The price of West Texas Intermediate crude oil, the U.S. benchmark, fell Tuesday to $48.96 US a barrel, the fourth consecutive day of declines and the lowest level since April 2009.
The shipment of crude oil by rail has grown quickly in recent years amid growing concerns about rail safety.
Canadian National Railway and Canadian Pacific Railway posted double-digit growth in petroleum products in 2014. That was a bright spot on the year for CP, whose total volumes fell 0.6 per cent on decreases in six of 10 commodity groups because of contract losses and lower coal traffic.
CN Rail led the North American industry last year, with total carloads increasing 8.2 per cent for the 52 weeks ending Dec. 27, according to data from the Association of American Railroads.
Spracklin expects overall volume growth will slow for most North American railways aside from CP.
He estimates the Calgary-based railway’s revenue ton miles — a key measure determining profit based on revenue to transport one ton of goods for one mile — will grow 5.1 per cent in 2015, up from 3.8 per cent in 2014. The outlook assumes a pickup in intermodal growth and slower crude traffic than previously implied by CP.
Spracklin expects CN’s revenue ton miles will grow 4.4 per cent, down from about 11 per cent in 2014.

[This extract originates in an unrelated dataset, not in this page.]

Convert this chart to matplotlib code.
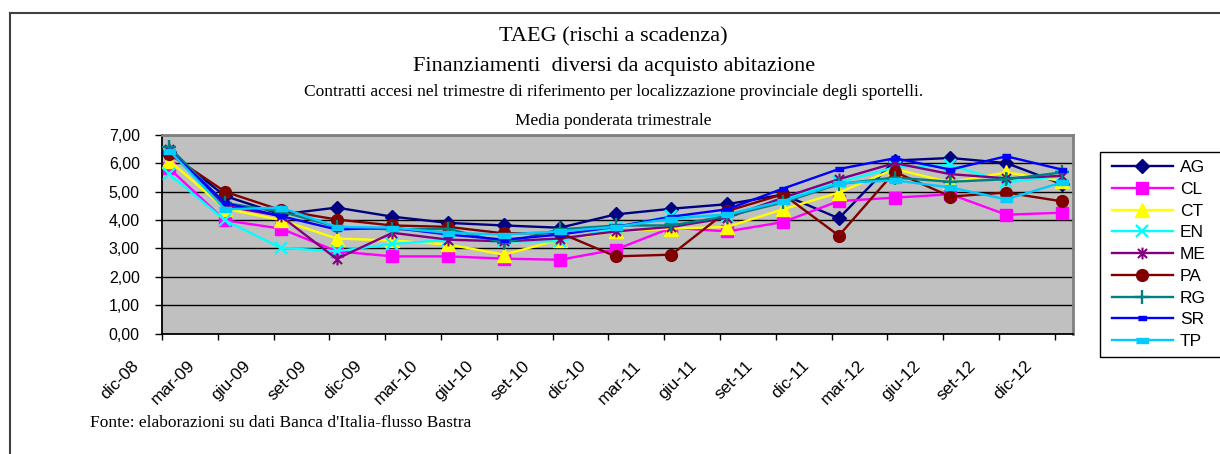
import numpy as np
import matplotlib
matplotlib.use('Agg')
import matplotlib.pyplot as plt
from matplotlib.path import Path
from matplotlib.lines import Line2D
from matplotlib.patches import Rectangle
from matplotlib.transforms import ScaledTranslation
from matplotlib.ticker import FuncFormatter

plt.rcParams['font.family'] = ['Liberation Sans', 'DejaVu Sans']

# trimestri
periodi = ['dic-08', 'mar-09', 'giu-09', 'set-09', 'dic-09', 'mar-10', 'giu-10',
           'set-10', 'dic-10', 'mar-11', 'giu-11', 'set-11', 'dic-11', 'mar-12',
           'giu-12', 'set-12', 'dic-12']

# TAEG per provincia
AG = [6.40, 4.85, 4.20, 4.44, 4.12, 3.90, 3.81, 3.73, 4.20, 4.40, 4.56, 4.90, 4.06, 6.10, 6.19, 6.01, 5.27]
CL = [5.82, 3.99, 3.70, 2.90, 2.72, 2.72, 2.64, 2.60, 2.96, 3.73, 3.60, 3.93, 4.67, 4.79, 4.91, 4.19, 4.26]
CT = [6.10, 4.40, 4.00, 3.35, 3.28, 3.14, 2.78, 3.31, 3.60, 3.70, 3.76, 4.38, 4.97, 5.80, 5.33, 5.68, 5.38]
EN = [5.62, 3.99, 3.02, 2.90, 3.16, 3.30, 3.25, 3.25, 3.73, 4.15, 4.14, 4.73, 5.33, 5.86, 5.94, 5.33, 5.56]
ME = [6.50, 4.50, 4.14, 2.63, 3.55, 3.31, 3.25, 3.35, 3.60, 3.76, 4.08, 4.79, 5.44, 6.01, 5.62, 5.47, 5.56]
PA = [6.33, 5.00, 4.35, 4.02, 3.81, 3.76, 3.53, 3.55, 2.72, 2.78, 4.32, 4.91, 3.45, 5.70, 4.83, 4.97, 4.66]
RG = [6.57, 4.60, 4.30, 3.76, 3.67, 3.69, 3.20, 3.67, 3.81, 3.81, 4.14, 4.62, 5.27, 5.50, 5.35, 5.44, 5.68]
SR = [6.45, 4.60, 4.14, 3.67, 3.73, 3.49, 3.31, 3.49, 3.76, 4.12, 4.38, 5.11, 5.80, 6.18, 5.78, 6.25, 5.78]
TP = [6.45, 4.38, 4.44, 3.76, 3.73, 3.55, 3.49, 3.60, 3.76, 4.05, 4.20, 4.67, 5.30, 5.40, 5.15, 4.73, 5.33]

province = ['AG', 'CL', 'CT', 'EN', 'ME', 'PA', 'RG', 'SR', 'TP']
serie = [AG, CL, CT, EN, ME, PA, RG, SR, TP]

# marker stile Excel
stella = Path([(-1, -1), (1, 1), (-1, 1), (1, -1), (0, -1.3), (0, 1.3)],
              [Path.MOVETO, Path.LINETO, Path.MOVETO, Path.LINETO, Path.MOVETO, Path.LINETO])
trattino = [(-1, -0.4), (1, -0.4), (1, 0.4), (-1, 0.4)]

stili = {
    'AG': dict(color='#000080', marker='D', ms=7.5),
    'CL': dict(color='#FF00FF', marker='s', ms=8),
    'CT': dict(color='#FFFF00', marker='^', ms=10),
    'EN': dict(color='#00FFFF', marker='x', ms=8.5, mew=1.7),
    'ME': dict(color='#800080', marker=stella, ms=8.5, mfc='none', mew=1.5),
    'PA': dict(color='#800000', marker='o', ms=8.5),
    'RG': dict(color='#008080', marker='+', ms=10, mew=1.7),
    'SR': dict(color='#0000FF', marker=trattino, ms=6),
    'TP': dict(color='#00CCFF', marker=trattino, ms=9),
}

W, H = 1220, 454
fig = plt.figure(figsize=(W / 100, H / 100), dpi=100)
ax = fig.add_axes([162 / W, 1 - 333.5 / H, (1073 - 162) / W, (333.5 - 135) / H])
ax.set_facecolor('#C0C0C0')

x = np.arange(len(periodi))
xp = x + 0.13
handles = []
for nome, val in zip(province, serie):
    s = stili[nome]
    h, = ax.plot(xp, val, lw=1.7, color=s['color'], marker=s['marker'], ms=s['ms'],
                 mfc=s.get('mfc', s['color']), mec=s['color'], mew=s.get('mew', 1),
                 label=nome, clip_on=False, zorder=3)
    handles.append(h)

ax.set_xlim(0, (1073 - 162) / 55.8)
ax.set_ylim(0, 7)
ax.set_yticks(np.arange(0, 8, 1))
ax.yaxis.set_major_formatter(FuncFormatter(lambda v, p: f'{v:.2f}'.replace('.', ',')))
ax.set_xticks(x)
ax.set_xticklabels([])

# etichette asse x ruotate, spostate come in Excel
off = ScaledTranslation(-0.20, -0.245, fig.dpi_scale_trans)
for xi, lab in zip(x, periodi):
    ax.text(xi, 0, lab, transform=ax.get_xaxis_transform() + off, rotation=45,
            ha='right', va='top', fontsize=12.5)

ax.grid(axis='y', color='black', lw=1)
ax.set_axisbelow(True)
ax.tick_params(axis='y', direction='out', length=5, width=1, pad=11, labelsize=11.5)
ax.tick_params(axis='x', direction='out', length=4.5, width=1)
for sp in ['left', 'bottom']:
    ax.spines[sp].set_color('black')
    ax.spines[sp].set_linewidth(1.3)
for sp in ['top', 'right']:
    ax.spines[sp].set_color('#808080')
    ax.spines[sp].set_linewidth(2)

# titoli
serif = ['Liberation Serif', 'DejaVu Serif']
fig.text(0.503, 1 - 37 / H, 'TAEG (rischi a scadenza)', ha='center', va='center', fontsize=16, family=serif)
fig.text(0.503, 1 - 67 / H, 'Finanziamenti  diversi da acquisto abitazione', ha='center', va='center', fontsize=16, family=serif)
fig.text(0.503, 1 - 92 / H, 'Contratti accesi nel trimestre di riferimento per localizzazione provinciale degli sportelli.',
         ha='center', va='center', fontsize=12.5, family=serif)
fig.text(0.503, 1 - 121 / H, 'Media ponderata trimestrale', ha='center', va='center', fontsize=12.5, family=serif)
fig.text(90 / W, 1 - 423 / H, "Fonte: elaborazioni su dati Banca d'Italia-flusso Bastra", ha='left', va='center',
         fontsize=12.5, family=serif)

# legenda
fig.legend(handles, province, loc='upper left', bbox_to_anchor=(1112 / W, 1 - 160 / H), frameon=False,
           fontsize=12.5, handlelength=3.5, labelspacing=0.38, handletextpad=0.4, borderpad=0, borderaxespad=0)
fig.add_artist(Rectangle((1100 / W, 1 - 357 / H), 0.2, (357 - 152) / H, transform=fig.transFigure,
                         fill=False, ec='black', lw=1))

# cornice del grafico
fig.add_artist(Line2D([10 / W, 10 / W], [0, 1 - 13 / H], color='#404040', lw=1.5))
fig.add_artist(Line2D([10 / W, 1], [1 - 13 / H, 1 - 13 / H], color='#404040', lw=1.5))

fig.savefig('out.png', dpi=100, facecolor='white')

Congestion hurt the North American rail network last year as all railways posted slower train speeds and more time in terminals because of unanticipated volume growth, capacity constraints and a stormy winter in the first quarter.
Analyst Fadi Chamoun of BMO Capital Markets has said he anticipates CN will generate 14 per cent compounded annual earnings per share growth over the next five years.